Dumaguete’s Special Zoo

Close to a private school run by nuns is a zoo. In glass cages, animals of differing species scratch, dig, toss, make faces, feed, drink, defecate and urinate. Decibel meters would not work here, as howls, hisses, caws, screeches, and growls would ruin any piece of equipment because of the density of the noise… pretty much like how a tropical jungle had sounded like at certain evenings before lowlanders came and denuded the natural habitat of these animals.

The animals found here have long been semi-domesticated, living with humans who are kind enough to raise them as their own. The humans even gave a name for these displaced animals, so that these different members of the animal kingdom could be accepted in the mainstream human society. They are called, to be politically correct, adolescents. Now, in this zoo, they are in a square glass enclosure.
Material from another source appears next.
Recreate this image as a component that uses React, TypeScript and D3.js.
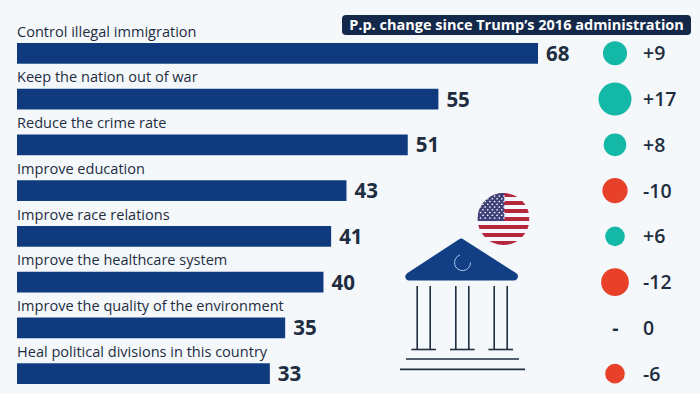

A small overhead fan provides the only ventilation, amping up the heat; it’s no wonder that the pheromone levels are so high as most of the females of the species are near estrus.

Visit the place… the animals are on display for the public only at around twelve noon to one o’clock in the afternoon on weekdays. Some choice species will also be on display at 4:30 to 6:00 pm, especially the screaming jackadaw, i.e., Primus anno bosconii. Usually, the males gather in packs of fours or up to a dozen, hooting and screeching their disapproval at an artificial simulation screen that displays scenes from their long-gone forest. The experience of having your eardrums shattered is such a special treat that seeing these animals is a must if you are in the zoo.

And the name of the zoo? You can’t miss the yellow on red sign that says “Scooby’s.” They serve a mean fried chicken in the visitor’s canteen. Pencil in a visit this week in your calendar.